Pah Wongso Tersangka was directed by Wu Tsun for the Batavia- (now Jakarta-) based Star Film, owned by Jo Eng Sek. The film was a sequel to Pah Wongso Pendekar Boediman, a detective film which was directed and produced by Jo Eng Sek, one of the owners of the Batavia (now Jakarta) based Star Film. The earlier film, a popular success, had been written to cash in on the popularity of the Hollywood characters Charlie Chan and Mr. Moto. It served as a vehicle for the Indo social worker L. V. Wijnhamer Jr., who was popular within the ethnic Chinese community for his social work, raising funds for the Red Cross to aid people in China and helping abandoned children.

This black-and-white film was shot by Chok Chin Hsien, who had also handled the cinematography for Pah Wongso Pendekar Boediman. The story was written by Saeroen, who was signed from Union Film for this production. Saeroen had risen to fame after writing the box office hit Terang Boelan (1939), and his works for Tan's Film and Union had likewise been successes. Production had begun by September 1941.

Wijnhamer returned from the Pah Wongso Pendekar Boediman, and took up four different characters. Three further actors returned from the original film: M Arief, Primo Oesman, and R Sukran. Further main cast members included Sylvia Hatjirah, S Waldy, and M Sarip. Of these, only Waldy, who had made his debut in 1940's Zoebaida for Oriental Film, had previous film experience. Other cast members included Ma' Njai and Oemar.

Pah Wongso Tersangka emphasised comedy, rather than the detective story of the original. In an editorial in Pertjatoeran Doenia dan Film, "S." wrote that such ventures into comedy – a genre which had not developed in the Indies – was important for the film industry as it would provide appropriate viewing material for children. He deemed that the success of the comedic works of Charlie Chaplin, Buster Keaton, and Laurel and Hardy provided ample evidence that the Indonesian market would support comedies, and expressed hope that the film – which also featured singing – would "leave audiences rolling with laughter". (Note: Original: "membikin orang tertawa terpingkal-pingkal")

==Release==
Pah Wongso Tersangka was screened by December 1941, and was reported to be well received. Also advertised under the Dutch title Pah Wongso Keert Terug (Pah Wongso Returns), it was rated for all ages. An advertisement in the Soerabaijasch Handelsblad promoted the film as "exciting", (Note: Original: "spannende") and emphasised the multiple roles taken by Wijnhamer. A novelisation of the film was published by the Yogyakarta based Kolff-Buning.

==Legacy==
As Pah Wongso Tersangka was screening in cinemas, Star was working on its next film, Ajah Berdosa, which was released in January 1942. This proved to be the company's last production; with the Empire of Japan's invasion of the Indies in March 1942, all studios – including Star – were closed. When the domestic industry was revived in 1948, Waldy was the only cast member to return to cinema; beginning with Air Mata Mengalir di Tjitarum (1949), he acted in over forty films before his death in 1968. (Note: Pah Wongso Tersangka is the only film which Kristanto records in Sarip Filmindonesia.or.id, M Sarip and Hatjirah's filmographies Filmindonesia.or.id, Sylvia Hatjirah. The film was likewise Wijnhamer's last Filmindonesia.or.id, LV Wijnhamer.)

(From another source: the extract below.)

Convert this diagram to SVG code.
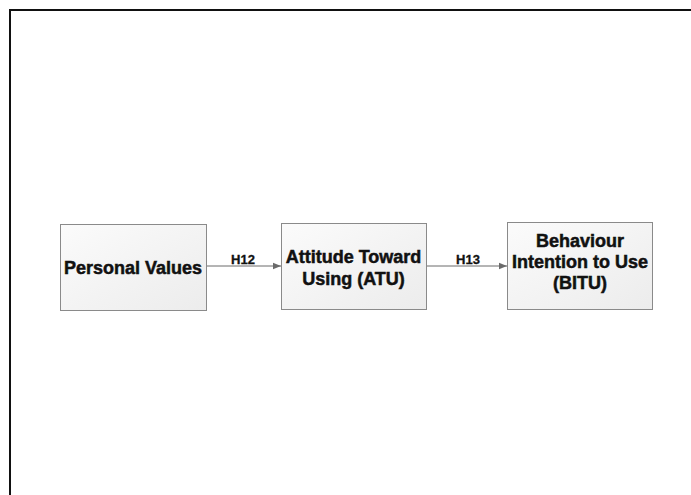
<svg xmlns="http://www.w3.org/2000/svg" width="691" height="495" viewBox="0 0 691 495">
  <defs>
    <linearGradient id="boxFill" x1="0" y1="0" x2="1" y2="1">
      <stop offset="0" stop-color="#fbfbfb"/>
      <stop offset="1" stop-color="#ececec"/>
    </linearGradient>
    <marker id="arrow" viewBox="0 0 8 8" refX="8" refY="4" markerWidth="8" markerHeight="8" markerUnits="userSpaceOnUse" orient="auto">
      <path d="M0,0.8 L8,4 L0,7.2 Z" fill="#6a6a6a"/>
    </marker>
    <style>
      .box { fill: url(#boxFill); stroke: #8a8a8a; stroke-width: 1; }
      .label { font-family: "Liberation Sans", Arial, sans-serif; font-weight: bold; font-size: 18px; fill: #111; stroke: #111; stroke-width: 0.5; text-anchor: middle; }
      .edge-label { font-family: "Liberation Sans", Arial, sans-serif; font-weight: bold; font-size: 13px; fill: #111; stroke: #111; stroke-width: 0.3; text-anchor: middle; }
      .edge { stroke: #6a6a6a; stroke-width: 1; fill: none; marker-end: url(#arrow); }
    </style>
  </defs>

  <rect width="691" height="495" fill="#ffffff"/>
  <!-- frame: top and left edges -->
  <path d="M10,495 L10,10 L691,10" fill="none" stroke="#111" stroke-width="2"/>

  <g id="personal-values">
    <rect class="box" x="60.5" y="224.5" width="146" height="86"/>
    <text class="label" x="133" y="274">Personal Values</text>
  </g>

  <g id="atu">
    <rect class="box" x="281.5" y="223.5" width="145" height="86"/>
    <text class="label" x="353.5" y="263">Attitude Toward</text>
    <text class="label" x="353.5" y="285">Using (ATU)</text>
  </g>

  <g id="bitu">
    <rect class="box" x="507.5" y="222.5" width="145" height="87"/>
    <text class="label" x="580" y="247">Behaviour</text>
    <text class="label" x="580" y="268">Intention to Use</text>
    <text class="label" x="580" y="289">(BITU)</text>
  </g>

  <g id="connectors">
    <line class="edge" x1="207" y1="266" x2="281" y2="266"/>
    <text class="edge-label" x="243" y="264">H12</text>
    <line class="edge" x1="427" y1="266" x2="507" y2="266"/>
    <text class="edge-label" x="468" y="264">H13</text>
  </g>
</svg>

Pah Wongso Tersangka was screened as late as October 1947, but may now be lost. As elsewhere in the world, movies in the Indies then used highly flammable nitrate film, and after a fire destroyed much of Produksi Film Negara's warehouse in 1952, old films shot on nitrate were deliberately destroyed. As such, American visual anthropologist Karl G. Heider suggests that all Indonesian films from before 1950 are lost. However, Kristanto records several as having survived at Sinematek Indonesia's archives, and the film historian Misbach Yusa Biran writes that several Japanese propaganda films have survived at the Netherlands Government Information Service.